Getting more of us into the classroom will result in a better understanding of the challenges faced by our faculty and students. For technologists, our tools and platforms (and how we support them) will improve through the process of "eating our own dog food".

 

Students will also benefit from a great range of instructors. They will get to learn from people who have other full-time jobs beyond faculty members, seeing that the facts, concepts, and ideas covered in our courses are applicable to a range of jobs. More instructors also means smaller courses and more experimentation. This approach also has an economic logic, as I'm betting that for many people the professional development opportunities that would come with teaching would amount to equitable compensation. As long as teaching was built into their regular jobs, and not structured as extra work, than I don't think there would be a need to pay them.

 

The thing is, good teaching can be synthesized.

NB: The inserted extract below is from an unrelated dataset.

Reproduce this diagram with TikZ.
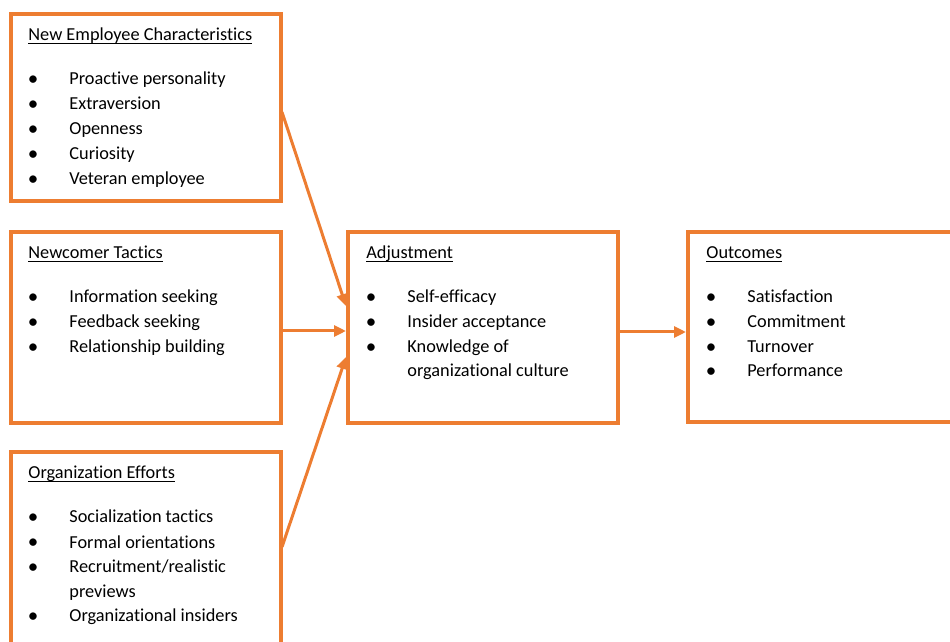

As we learned in Menand's The Marketplace of Ideas, the median time to receive a doctorate in the humanities is 9 years. Nobody needs 9 years of graduate training to teach a course. What is needed is faculty development, mentoring, peer review, assessment, and continuos improvement. Bringing administrators into the ranks of instructors would have the side benefit that this group is likely to be amenable to being required to participate in structured training, supervision and evaluation.

 

It is also true that people should teach only in areas in which they are qualified. A graduate degree is a necessity. Demonstrated expertise in the subject matter that they would be teaching is a prerequisite. This means someone who is participating in adding value to the knowledge in whatever discipline they would teach. This could take the form of writing professional articles and presenting at professional conferences. Participation in social media around the discipline should also count. Good teaching and research are bound together - we just need to expand our conception of research to include actively participated in the conversations in various disciplines.

 

Schools should also be open to expanding the types of courses are offered. Perhaps not all courses need to have a theoretical foundation, but can be more practically oriented. This does not mean that we are moving towards vocational approach, only that there should be room for courses connected to professional jobs beyond the professoriate. Learning design, project management, and mobile application development are three examples that come quickly to mind.

 

Is anyone experimenting in offering 1 credit courses, or hybrid courses, some other format that can accommodate an expanded instructor base and a more diverse set of course offerings? Are there any examples of institutions that have developed programs to train, supervise and support a wider range of instructors drawn from professionals throughout the university?